The Peace of Flowers

The world is a busy place, sucking you dry.  Newspapers are filled with news, from bombing Syria and worries about being bombed in return, to disgust that Congress has allowed the killing of hibernating bears and wolf cubs in their dens.  It makes me wonder what the world is coming to . . . and what people think.  Yes, I live in an isolated part of the world, one which is relatively safe, but it doesn’t keep me isolated unless I turn off the news.  This is where the walk in the woods, in the fields, and exploring the natural world outside the artifice of man beckons.  As California is now in the midst of a bloom unseen in years, I am out there nearly every day, taking in the blooms, the colors of the hillsides, and listening to the birdsong and buzz of bees.  It brings a peace.

As someone who is getting older, I frequently think of death. People – friends, colleagues, family – have died in the recent years. All my earliest childhood friends are gone. Death is something to be considered in this day and age of every baby must be born, regardless, and everyone must be put on life support, regardless. There is something disrespectful about the quality of life all this means. Keeping people alive by artificial means reaches a point, an ethical point, where it is ridiculous.
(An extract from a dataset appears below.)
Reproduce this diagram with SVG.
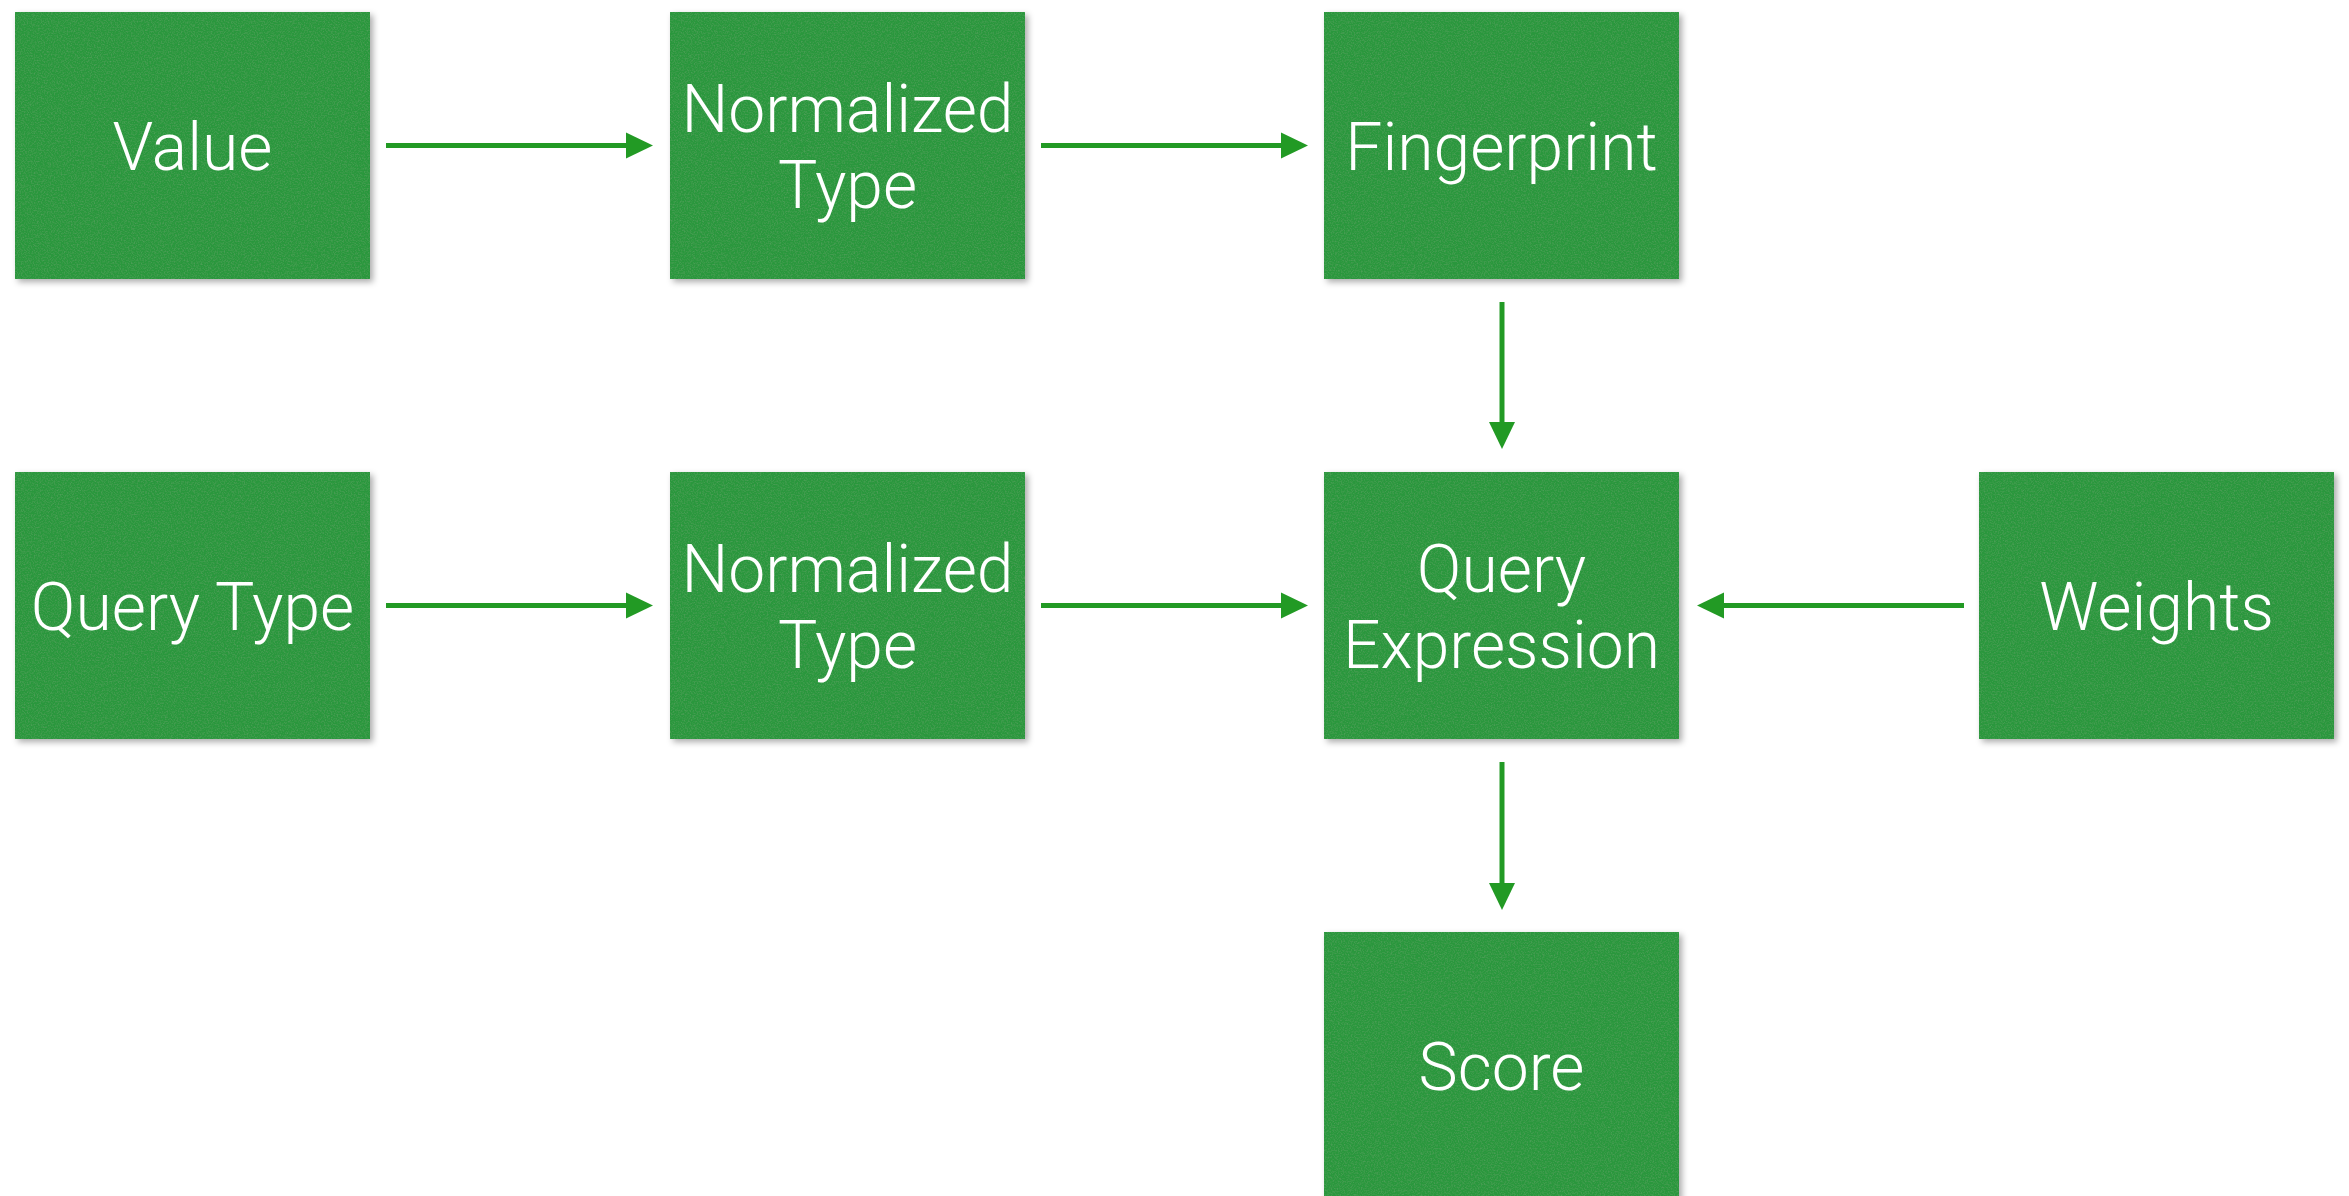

Killing wolf cubs and hibernating bears for sport is equally unethical. Our destruction of the natural world boggles the mind, and the immediacy of pleasure or self-righteousness fails to address a longer viewpoint: what are we leaving behind? Plundered resources, extinct animals, and warehouses of people on life support. Equally, we kill others with impunity. In 40 to 50 years, the earth’s population will double, and we will be in even more dire straits than we are in now. Even within our own lifetimes we see the destruction, but deny it.

And so, flowers. One part of the natural world, fragrant, beautiful, evanescent. If they disappear? What next?